Material shown -
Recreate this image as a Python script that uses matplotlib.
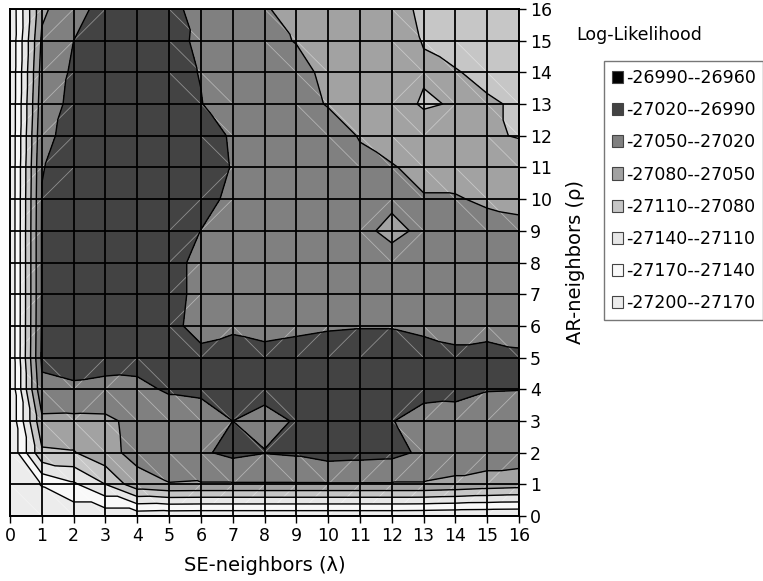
import numpy as np
import matplotlib
matplotlib.use("Agg")
import matplotlib.pyplot as plt
import matplotlib.tri as mtri
from matplotlib.collections import LineCollection
from matplotlib.patches import Patch

# grid axes
lam = list(range(17))   # SE-neighbors
rho = list(range(17))   # AR-neighbors

# log-likelihood, one list per rho row (lambda = 0..16)
ll_rho_00 = [-27199, -27197, -27190, -27190, -27190, -27193, -27194, -27194, -27194,
             -27194, -27194, -27194, -27194, -27195, -27197, -27198, -27199]
ll_rho_01 = [-27198, -27168, -27145, -27110, -27060, -27051, -27052, -27052, -27052,
             -27052, -27052, -27052, -27052, -27052, -27056, -27062, -27066]
ll_rho_02 = [-27198, -27085, -27082, -27058, -27042, -27035, -27024, -27013, -27019,
             -27016, -27008, -27010, -27012, -27025, -27034, -27034, -27034]
ll_rho_03 = [-27198, -27057, -27058, -27057, -27040, -27030, -27030, -27020, -27028,
             -27018, -27012, -27011, -27019, -27030, -27029, -27032, -27034]
ll_rho_04 = [-27198, -27026, -27023, -27025, -27024, -27018, -27016, -27012, -27012,
             -27010, -27008, -27008, -27010, -27012, -27014, -27019, -27019.5]
ll_rho_05 = [-27198, -27015, -27012, -27013, -27014, -27010, -27016, -27012, -27014,
             -27012, -27010, -27010, -27010, -27012, -27016, -27014, -27017]
ll_rho_06 = [-27198, -27017, -27010, -27008, -27009, -27016, -27025, -27023, -27026,
             -27024, -27022, -27021, -27021, -27024, -27026, -27026, -27027]
ll_rho_07 = [-27198, -27018, -27009, -27006, -27006, -27015, -27024, -27028, -27030,
             -27031, -27030, -27030, -27031, -27032, -27033, -27034, -27034]
ll_rho_08 = [-27198, -27018, -27008, -27005, -27005, -27015, -27024, -27030, -27034,
             -27036, -27037, -27040, -27042, -27041, -27040, -27039, -27040]
ll_rho_09 = [-27198, -27018, -27008, -27005, -27004, -27011, -27020.2, -27027, -27035,
             -27038, -27041, -27045, -27055, -27046, -27044, -27045, -27047]
ll_rho_10 = [-27198, -27019, -27008, -27005, -27004, -27009, -27014, -27024, -27033,
             -27038, -27042, -27045, -27046, -27049, -27049, -27052, -27053]
ll_rho_11 = [-27198, -27021, -27010, -27006, -27005, -27008, -27010, -27021, -27030,
             -27036, -27040, -27046, -27049, -27054, -27055, -27058, -27060]
ll_rho_12 = [-27198, -27026, -27012, -27007, -27006, -27008, -27012, -27022, -27030,
             -27036, -27042, -27051, -27056, -27065, -27070, -27076, -27082]
ll_rho_13 = [-27198, -27032, -27014, -27008, -27007, -27010, -27019, -27035, -27040,
             -27044, -27051, -27058, -27068, -27083, -27078, -27078, -27082]
ll_rho_14 = [-27198, -27038, -27016, -27009, -27008, -27012, -27021, -27038, -27044,
             -27046, -27053, -27062, -27068, -27077, -27079, -27084, -27088]
ll_rho_15 = [-27198, -27045, -27020, -27010, -27009, -27013, -27024, -27036, -27047,
             -27050.5, -27058, -27064, -27070, -27081, -27086, -27089, -27091]
ll_rho_16 = [-27197, -27056, -27028, -27012, -27008, -27012, -27030, -27038, -27048,
             -27058, -27065, -27070, -27074, -27083, -27088, -27090, -27092]

levels = [-27200, -27170, -27140, -27110, -27080, -27050, -27020, -26990, -26960]
band_colors = ["#ececec", "#f9f9f9", "#e6e6e6", "#c6c6c6",
               "#a2a2a2", "#808080", "#434343", "#000000"]

z = np.array([
    ll_rho_00, ll_rho_01, ll_rho_02, ll_rho_03, ll_rho_04, ll_rho_05,
    ll_rho_06, ll_rho_07, ll_rho_08, ll_rho_09, ll_rho_10, ll_rho_11,
    ll_rho_12, ll_rho_13, ll_rho_14, ll_rho_15, ll_rho_16,
], dtype=float)

X, Y = np.meshgrid(lam, rho)
xf, yf, zf = X.ravel(), Y.ravel(), z.ravel()
nx = len(lam)

# split every cell in two triangles along the flatter diagonal
tris = []
seams = []
for j in range(len(rho) - 1):
    for i in range(nx - 1):
        a = j * nx + i
        b = a + 1
        d = a + nx
        c = d + 1
        if abs(zf[a] - zf[c]) <= abs(zf[b] - zf[d]):
            tris += [[a, b, c], [a, c, d]]
            diag = (a, c)
        else:
            tris += [[a, b, d], [b, c, d]]
            diag = (b, d)
        bands = np.digitize(zf[[a, b, c, d]], levels)
        if len(set(bands)) > 1:
            seams.append([(xf[diag[0]], yf[diag[0]]),
                          (xf[diag[1]], yf[diag[1]])])

tri = mtri.Triangulation(xf, yf, tris)

fig = plt.figure(figsize=(7.63, 5.81), dpi=100)
ax = fig.add_axes([10 / 763, 1 - 516 / 581, 509 / 763, 507 / 581])

ax.tricontourf(tri, zf, levels=levels, colors=band_colors)
ax.add_collection(LineCollection(seams, colors="white", linewidths=0.6,
                                 alpha=0.4, zorder=1.5))
ax.tricontour(tri, zf, levels=levels, colors="black", linewidths=1.0,
              linestyles="solid")

ax.set_xlim(0, 16)
ax.set_ylim(0, 16)
ax.set_xticks(lam)
ax.set_yticks(rho)
ax.grid(True, color="black", linewidth=1.3)
ax.set_axisbelow(False)
for s in ax.spines.values():
    s.set_linewidth(1.4)
    s.set_color("black")

ax.yaxis.tick_right()
ax.yaxis.set_label_position("right")
ax.tick_params(axis="both", direction="out", length=5, width=1,
               labelsize=12.5, pad=3)
ax.set_xlabel("SE-neighbors (λ)", fontsize=14, labelpad=8)
ax.set_ylabel("AR-neighbors (ρ)", fontsize=14, labelpad=10)

# legend, highest band first
handles = []
for lo, hi, col in reversed(list(zip(levels[:-1], levels[1:], band_colors))):
    handles.append(Patch(facecolor=col, edgecolor="#444444", linewidth=0.8,
                         label=f"{lo}-{hi}"))
leg = fig.legend(handles=handles, loc="upper left",
                 bbox_to_anchor=(604 / 763, 1 - 61 / 581),
                 fontsize=12.5, frameon=True, fancybox=False,
                 handlelength=0.65, handleheight=0.7, handletextpad=0.15,
                 labelspacing=0.82, borderpad=0.45, borderaxespad=0)
leg.get_frame().set_edgecolor("#555555")
leg.get_frame().set_linewidth(1.0)

fig.text(576 / 763, 1 - 35 / 581, "Log-Likelihood", fontsize=12.5,
         va="center", ha="left")

fig.savefig("out.png", dpi=100)
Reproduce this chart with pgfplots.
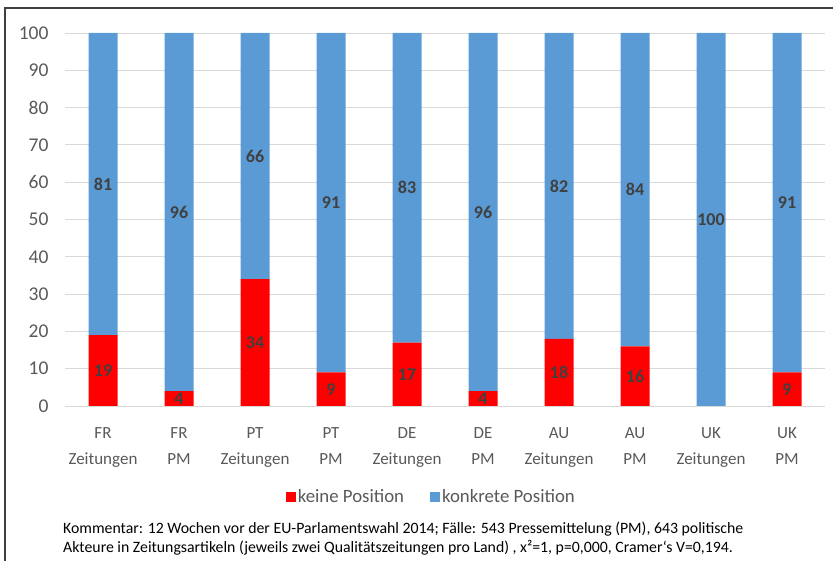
\documentclass[border=0pt]{standalone}
\usepackage{pgfplots}
\usepackage{pgfplotstable}
\pgfplotsset{compat=1.18}
\usepackage{fontspec}
\setmainfont{Carlito}
\definecolor{cred}{HTML}{FF0000}
\definecolor{cblue}{HTML}{5B9BD5}
\definecolor{tgray}{HTML}{595959}
\definecolor{lgray}{HTML}{D9D9D9}
\definecolor{lblgray}{HTML}{404040}
\definecolor{frame}{HTML}{404040}

\pgfplotstableread{
x keine konkrete
0 19 81
1 4 96
2 34 66
3 9 91
4 17 83
5 4 96
6 18 82
7 16 84
8 0 100
9 9 91
}\datatab

\pgfplotstableread{
x y lbl
0 9.5 19
1 2 4
2 17 34
3 4.5 9
4 8.5 17
5 2 4
6 9 18
7 8 16
9 4.5 9
0 59.5 81
1 52 96
2 67 66
3 54.5 91
4 58.5 83
5 52 96
6 59 82
7 58 84
8 50 100
9 54.5 91
}\lbltab

\pgfplotsset{base/.style={
  scale only axis, width=760bp, height=373bp,
  at={(65bp,155bp)}, anchor=south west,
  xmin=-0.5, xmax=9.5, ymin=0, ymax=100,
}}

\begin{document}
\begin{tikzpicture}
\useasboundingbox (0,0) rectangle (833bp,561bp);
\draw[frame, line width=1.3bp] (5bp,0) -- (5bp,553bp) -- (833bp,553bp);
\begin{axis}[base,
  ybar stacked, bar width=29bp,
  axis x line*=bottom, axis y line*=left,
  y axis line style={draw=none},
  x axis line style={lgray, line width=0.8bp},
  ymajorgrids, grid style={lgray, line width=0.8bp},
  ytick={0,10,...,100},
  ytick style={draw=none},
  /pgf/number format/assume math mode=true,
  yticklabel style={anchor=east, xshift=-13bp, font=\fontsize{19.5bp}{22bp}\selectfont, text=tgray},
  xtick={0,...,9},
  xticklabels={{FR\\[6bp]Zeitungen},{FR\\[6bp]PM},{PT\\[6bp]Zeitungen},{PT\\[6bp]PM},{DE\\[6bp]Zeitungen},{DE\\[6bp]PM},{AU\\[6bp]Zeitungen},{AU\\[6bp]PM},{UK\\[6bp]Zeitungen},{UK\\[6bp]PM}},
  xticklabel style={anchor=north, yshift=-18bp, align=center, font=\fontsize{17bp}{20bp}\selectfont, text=tgray},
  xtick style={draw=none},
  extra x ticks={-0.5,0.5,...,9.5},
  extra x tick labels={},
  extra x tick style={grid=none, tick align=outside, major tick length=64bp, tick style={draw=lgray, line width=0.8bp}},
  legend style={at={(0.482,-0.244)}, anchor=center, legend columns=2, draw=none, fill=none,
    font=\fontsize{18.8bp}{21bp}\selectfont, text=tgray,
    /tikz/every even column/.append style={column sep=24bp}},
  legend image code/.code={\fill[#1,draw=none] (-2bp,-5bp) rectangle (8bp,5bp);},
]
\addplot[fill=cred, draw=none] table[x=x, y=keine] {\datatab};
\addplot[fill=cblue, draw=none] table[x=x, y=konkrete] {\datatab};
\legend{keine Position, konkrete Position}
\end{axis}
\begin{axis}[base, hide axis]
\addplot[draw=none, mark=none, nodes near coords, point meta=explicit symbolic,
  every node near coord/.style={anchor=center, font=\fontsize{18bp}{21bp}\selectfont\bfseries, text=lblgray}]
  table[x=x, y=y, meta=lbl] {\lbltab};
\end{axis}
\node[anchor=base west, inner sep=0, text=black, font=\fontsize{15.8bp}{18bp}\selectfont] at (63bp,28bp) {Kommentar: 12 Wochen vor der EU-Parlamentswahl 2014; Fälle: 543 Pressemittelung (PM), 643 politische};
\node[anchor=base west, inner sep=0, text=black, font=\fontsize{15.8bp}{18bp}\selectfont] at (63bp,9bp) {Akteure in Zeitungsartikeln (jeweils zwei Qualitätszeitungen pro Land) , x²=1, p=0,000, Cramer‘s V=0,194.};
\end{tikzpicture}
\end{document}
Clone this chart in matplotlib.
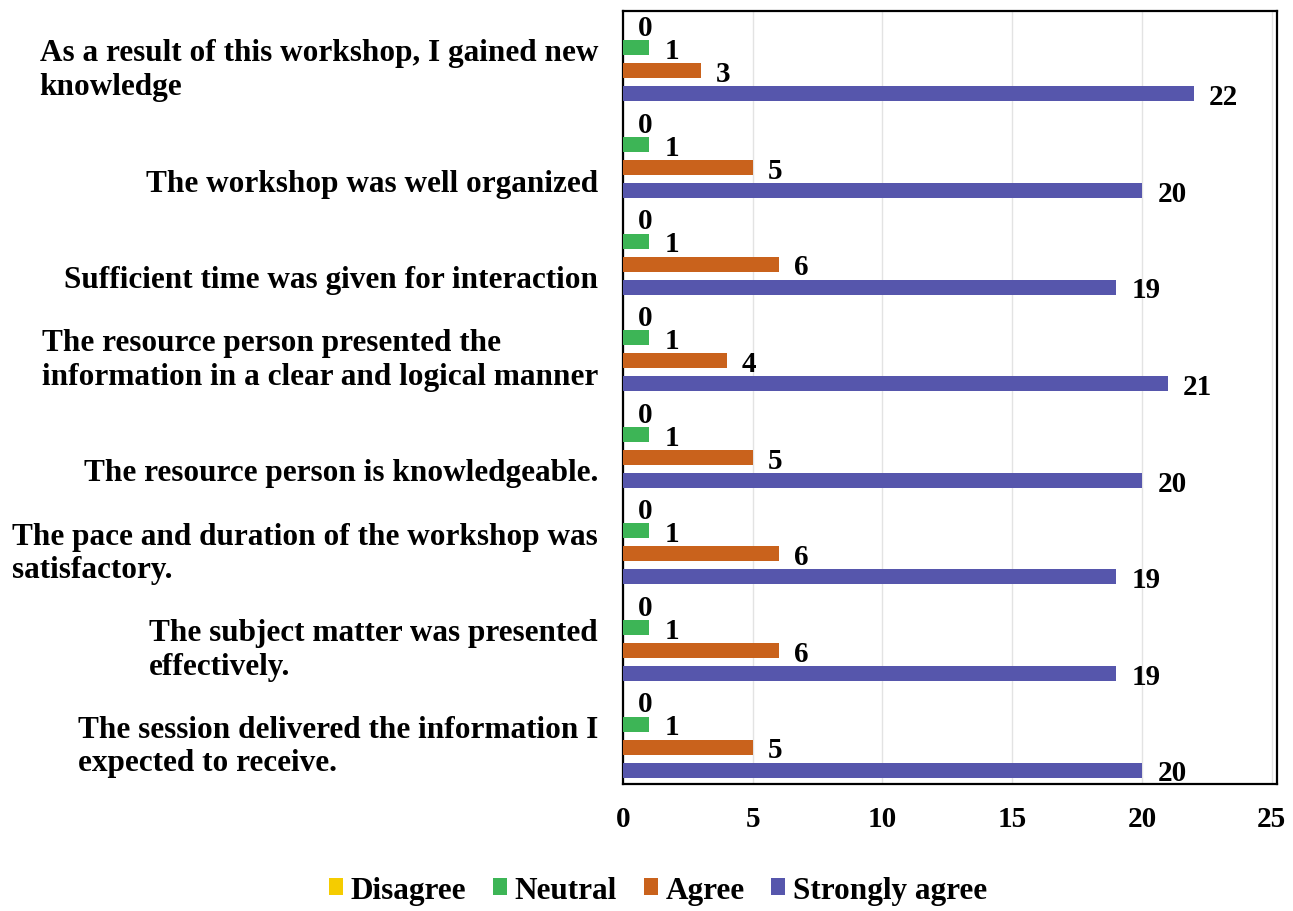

Exercise - Report each line in the preceding entries that holds the string "chart".

Reply -
Reproduce this chart with pgfplots.
Clone this chart in matplotlib.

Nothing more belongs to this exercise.